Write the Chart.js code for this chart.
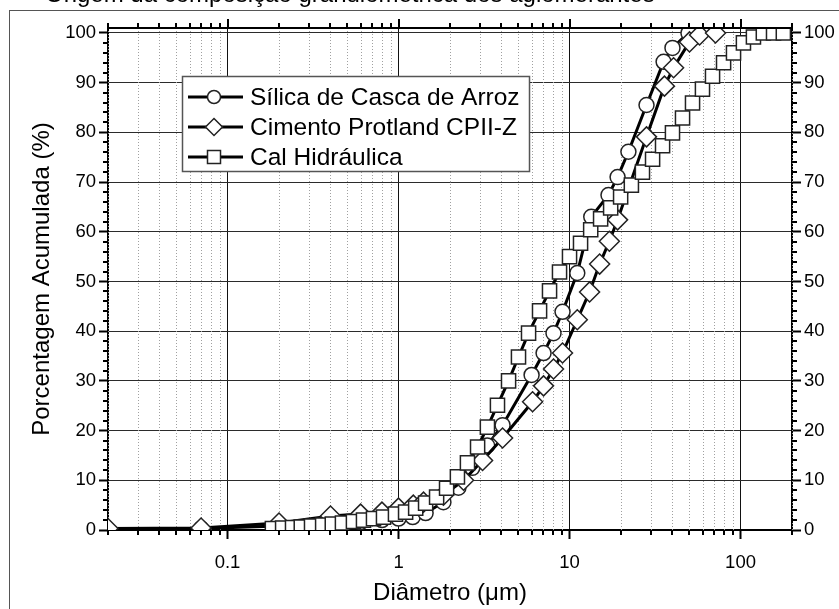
<!DOCTYPE html>
<html>
<head>
<meta charset="utf-8">
<script src="https://cdn.jsdelivr.net/npm/chart.js@4.4.0/dist/chart.umd.min.js"></script>
<style>
  html, body { margin: 0; padding: 0; background: #fff; }
  #wrap { width: 839px; height: 609px; }
</style>
</head>
<body>
<div id="wrap"><canvas id="chart1" width="839" height="609"></canvas></div>
<script>
// valores (diâmetro em µm, porcentagem acumulada)
const silicaDiam = [0.02, 0.07, 0.2, 0.4, 0.6, 0.8, 1.0, 1.21, 1.44, 1.83, 2.24, 2.7, 3.3, 4.06, 6.0, 7.05, 8.06, 9.1, 11.1, 13.4, 16.9, 19.1, 22.1, 28.2, 35.5, 40, 49.6];
const silicaPct  = [0, 0.3, 0.8, 1.2, 1.6, 2.0, 2.3, 2.6, 3.4, 5.6, 8.5, 12.5, 17, 21.1, 31.2, 35.6, 39.6, 43.9, 51.7, 63.0, 67.4, 71.0, 76.1, 85.5, 94.2, 97.0, 100];

const cimentoDiam = [0.02, 0.07, 0.2, 0.4, 0.6, 0.8, 1.0, 1.22, 1.4, 1.83, 2.4, 3.1, 4.06, 6.08, 7.05, 8.06, 9.1, 11.1, 13.1, 15.0, 17.1, 19.1, 28.2, 35.9, 40.6, 50.3, 57.6, 71.4];
const cimentoPct  = [0.3, 0.4, 1.4, 2.8, 3.2, 3.6, 4.4, 5.0, 5.6, 7.0, 10.0, 14.0, 18.5, 25.8, 29.0, 32.4, 35.6, 42.3, 47.9, 53.5, 58.1, 62.4, 79.1, 89.3, 93.0, 98.2, 99.6, 100];

const calDiam = [0.183, 0.21, 0.24, 0.27, 0.31, 0.36, 0.41, 0.47, 0.545, 0.624, 0.714, 0.817, 0.96, 1.10, 1.26, 1.44, 1.67, 1.91, 2.21, 2.53, 2.90, 3.31, 3.79, 4.40, 5.03, 5.76, 6.68, 7.64, 8.74, 10.0, 11.6, 13.3, 15.2, 17.4, 19.9, 23.0, 26.7, 30.6, 35.0, 40.0, 45.8, 52.4, 59.9, 68.6, 79.6, 91.0, 104, 119, 136, 156, 178];
const calPct  = [0.3, 0.4, 0.5, 0.6, 0.8, 1.0, 1.2, 1.4, 1.7, 2.0, 2.3, 2.6, 3.2, 3.6, 4.4, 5.4, 6.6, 8.4, 10.7, 13.5, 16.7, 20.7, 25.1, 30.0, 34.8, 39.6, 44.1, 48.1, 51.9, 55.0, 57.7, 60.4, 62.6, 64.8, 67.0, 69.4, 72.0, 74.6, 77.3, 79.9, 82.9, 85.9, 88.7, 91.3, 94.0, 96.0, 98.0, 99.2, 100, 100, 100];

const seriesNames = ['Sílica de Casca de Arroz', 'Cimento Protland CPII-Z', 'Cal Hidráulica'];
const seriesStyles = ['circle', 'rectRot', 'rect'];
const yTickValues = [0, 10, 20, 30, 40, 50, 60, 70, 80, 90, 100];
const xTickValues = [0.1, 1, 10, 100];
const xTitle = 'Diâmetro (μm)';
const yTitle = 'Porcentagem Acumulada (%)';
const topTitle = 'Origem da composição granulométrica dos aglomerantes';

function pts(xs, ys) {
    return xs.map((x, i) => ({ x: x, y: ys[i] }));
}

const tickFont = { family: 'Liberation Sans, Arial', size: 18.5 };

function serie(i, data, radius, order) {
    return {
        label: seriesNames[i],
        data: data,
        showLine: true,
        tension: 0,
        borderColor: '#000',
        borderWidth: 3,
        pointStyle: seriesStyles[i],
        pointRadius: radius,
        pointBackgroundColor: '#fff',
        pointBorderColor: '#222',
        pointBorderWidth: 1.5,
        order: order
    };
}

// ticks menores, grade pontilhada, moldura, títulos e legenda
const extras = {
    id: 'extras',
    beforeDatasetsDraw(chart) {
        const ctx = chart.ctx, x = chart.scales.x, a = chart.chartArea;
        ctx.save();
        ctx.strokeStyle = '#a0a0a0';
        ctx.lineWidth = 1;
        ctx.setLineDash([1, 2]);
        for (let dec = 0.01; dec < 1000; dec *= 10) {
            for (let m = 2; m <= 9; m++) {
                const v = dec * m;
                if (v < x.min || v > x.max) continue;
                const px = Math.round(x.getPixelForValue(v)) + 0.5;
                ctx.beginPath();
                ctx.moveTo(px, a.top);
                ctx.lineTo(px, a.bottom);
                ctx.stroke();
            }
        }
        ctx.restore();
    },
    afterDraw(chart) {
        const ctx = chart.ctx, x = chart.scales.x, y = chart.scales.y, a = chart.chartArea;
        ctx.save();
        ctx.strokeStyle = '#000';
        ctx.lineWidth = 2;
        // borda superior
        ctx.beginPath();
        ctx.moveTo(a.left - 1, a.top);
        ctx.lineTo(a.right + 1, a.top);
        ctx.stroke();
        // ticks do eixo x (baixo e cima)
        for (let dec = 0.01; dec < 1000; dec *= 10) {
            for (let m = 1; m <= 9; m++) {
                const v = dec * m;
                if (v < x.min || v > x.max) continue;
                const px = Math.round(x.getPixelForValue(v));
                const len = m === 1 ? 9 : 5;
                ctx.beginPath();
                ctx.moveTo(px, a.top);
                ctx.lineTo(px, a.top - len);
                if (m !== 1) {
                    ctx.moveTo(px, a.bottom);
                    ctx.lineTo(px, a.bottom + len);
                }
                ctx.stroke();
            }
        }
        // ticks menores do eixo y (esquerda e direita)
        for (let v = 2; v < 101; v += 2) {
            if (v % 10 === 0) continue;
            const py = Math.round(y.getPixelForValue(v));
            ctx.beginPath();
            ctx.moveTo(a.left, py);
            ctx.lineTo(a.left - 5, py);
            ctx.moveTo(a.right, py);
            ctx.lineTo(a.right + 5, py);
            ctx.stroke();
        }
        // moldura externa
        ctx.strokeStyle = '#555';
        ctx.lineWidth = 1;
        ctx.strokeRect(9.5, 10.5, 900, 700);
        // título cortado no topo
        ctx.fillStyle = '#000';
        ctx.font = '24px Liberation Sans, Arial';
        ctx.textAlign = 'left';
        ctx.textBaseline = 'alphabetic';
        ctx.fillText(topTitle, 45, 2);
        // títulos dos eixos
        ctx.font = '24px Liberation Sans, Arial';
        ctx.textAlign = 'center';
        ctx.textBaseline = 'middle';
        ctx.fillText(xTitle, (a.left + a.right) / 2, 593);
        ctx.save();
        ctx.translate(42, (a.top + a.bottom) / 2);
        ctx.rotate(-Math.PI / 2);
        ctx.fillText(yTitle, 0, 0);
        ctx.restore();
        // legenda
        ctx.fillStyle = '#fff';
        ctx.fillRect(182, 76, 347, 95);
        ctx.strokeStyle = '#555';
        ctx.lineWidth = 1.5;
        ctx.strokeRect(182.5, 76.5, 347, 95);
        ctx.font = '24.5px Liberation Sans, Arial';
        ctx.textAlign = 'left';
        seriesNames.forEach((name, i) => {
            const ly = 97 + i * 30;
            ctx.strokeStyle = '#000';
            ctx.lineWidth = 3;
            ctx.beginPath();
            ctx.moveTo(188, ly);
            ctx.lineTo(243, ly);
            ctx.stroke();
            ctx.fillStyle = '#fff';
            ctx.strokeStyle = '#222';
            ctx.lineWidth = 1.5;
            ctx.beginPath();
            if (seriesStyles[i] === 'circle') {
                ctx.arc(214, ly, 6.5, 0, Math.PI * 2);
            } else if (seriesStyles[i] === 'rectRot') {
                ctx.moveTo(214, ly - 8.5);
                ctx.lineTo(222.5, ly);
                ctx.lineTo(214, ly + 8.5);
                ctx.lineTo(205.5, ly);
                ctx.closePath();
            } else {
                ctx.rect(207.5, ly - 6.5, 13, 13);
            }
            ctx.fill();
            ctx.stroke();
            ctx.fillStyle = '#000';
            ctx.textBaseline = 'middle';
            ctx.fillText(name, 250, ly + 1);
        });
        ctx.restore();
    }
};

const data = {
    datasets: [
        serie(0, pts(silicaDiam, silicaPct), 7.5, 3),
        serie(1, pts(cimentoDiam, cimentoPct), 10, 2),
        serie(2, pts(calDiam, calPct), 10, 1)
    ]
};

const config = {
    type: 'scatter',
    data: data,
    options: {
        responsive: false,
        animation: false,
        devicePixelRatio: 1,
        layout: { padding: { top: 28, left: 0, right: 0, bottom: 0 } },
        plugins: {
            legend: { display: false },
            tooltip: { enabled: false }
        },
        scales: {
            x: {
                type: 'logarithmic',
                position: 'bottom',
                min: 0.02,
                max: 200,
                afterBuildTicks: s => { s.ticks = xTickValues.map(v => ({ value: v })); },
                afterFit: s => { s.height = 79; },
                ticks: {
                    callback: v => String(v),
                    font: tickFont,
                    color: '#000',
                    maxRotation: 0,
                    autoSkip: false,
                    padding: 13
                },
                grid: { color: '#111', lineWidth: 1, tickLength: 9, tickColor: '#000', tickWidth: 2 },
                border: { color: '#000', width: 2 }
            },
            y: {
                position: 'left',
                min: 0,
                max: 101,
                afterBuildTicks: s => { s.ticks = yTickValues.map(v => ({ value: v })); },
                afterFit: s => { s.width = 108; },
                ticks: { font: tickFont, color: '#000', padding: 3 },
                grid: { color: '#2b2b2b', lineWidth: 1, tickLength: 9, tickColor: '#000', tickWidth: 2 },
                border: { color: '#000', width: 2 }
            },
            y2: {
                position: 'right',
                min: 0,
                max: 101,
                afterBuildTicks: s => { s.ticks = yTickValues.map(v => ({ value: v })); },
                afterFit: s => { s.width = 47; },
                ticks: { font: tickFont, color: '#000', padding: 3 },
                grid: { drawOnChartArea: false, tickLength: 9, tickColor: '#000', tickWidth: 2 },
                border: { color: '#000', width: 2 }
            }
        }
    },
    plugins: [extras]
};

const chart1 = new Chart(document.getElementById('chart1'), config);
</script>
</body>
</html>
++++++++++
◆ **SHORT PROBLEM**
Transcribe exactly, with no pictures, the lines running from the first line of the material through the line holding "98.2, 99.6, 100];".

◆ **THE RESPONSE**
Write the Chart.js code for this chart.
<!DOCTYPE html>
<html>
<head>
<meta charset="utf-8">
<script src="https://cdn.jsdelivr.net/npm/chart.js@4.4.0/dist/chart.umd.min.js"></script>
<style>
  html, body { margin: 0; padding: 0; background: #fff; }
  #wrap { width: 839px; height: 609px; }
</style>
</head>
<body>
<div id="wrap"><canvas id="chart1" width="839" height="609"></canvas></div>
<script>
// valores (diâmetro em µm, porcentagem acumulada)
const silicaDiam = [0.02, 0.07, 0.2, 0.4, 0.6, 0.8, 1.0, 1.21, 1.44, 1.83, 2.24, 2.7, 3.3, 4.06, 6.0, 7.05, 8.06, 9.1, 11.1, 13.4, 16.9, 19.1, 22.1, 28.2, 35.5, 40, 49.6];
const silicaPct  = [0, 0.3, 0.8, 1.2, 1.6, 2.0, 2.3, 2.6, 3.4, 5.6, 8.5, 12.5, 17, 21.1, 31.2, 35.6, 39.6, 43.9, 51.7, 63.0, 67.4, 71.0, 76.1, 85.5, 94.2, 97.0, 100];

const cimentoDiam = [0.02, 0.07, 0.2, 0.4, 0.6, 0.8, 1.0, 1.22, 1.4, 1.83, 2.4, 3.1, 4.06, 6.08, 7.05, 8.06, 9.1, 11.1, 13.1, 15.0, 17.1, 19.1, 28.2, 35.9, 40.6, 50.3, 57.6, 71.4];
const cimentoPct  = [0.3, 0.4, 1.4, 2.8, 3.2, 3.6, 4.4, 5.0, 5.6, 7.0, 10.0, 14.0, 18.5, 25.8, 29.0, 32.4, 35.6, 42.3, 47.9, 53.5, 58.1, 62.4, 79.1, 89.3, 93.0, 98.2, 99.6, 100];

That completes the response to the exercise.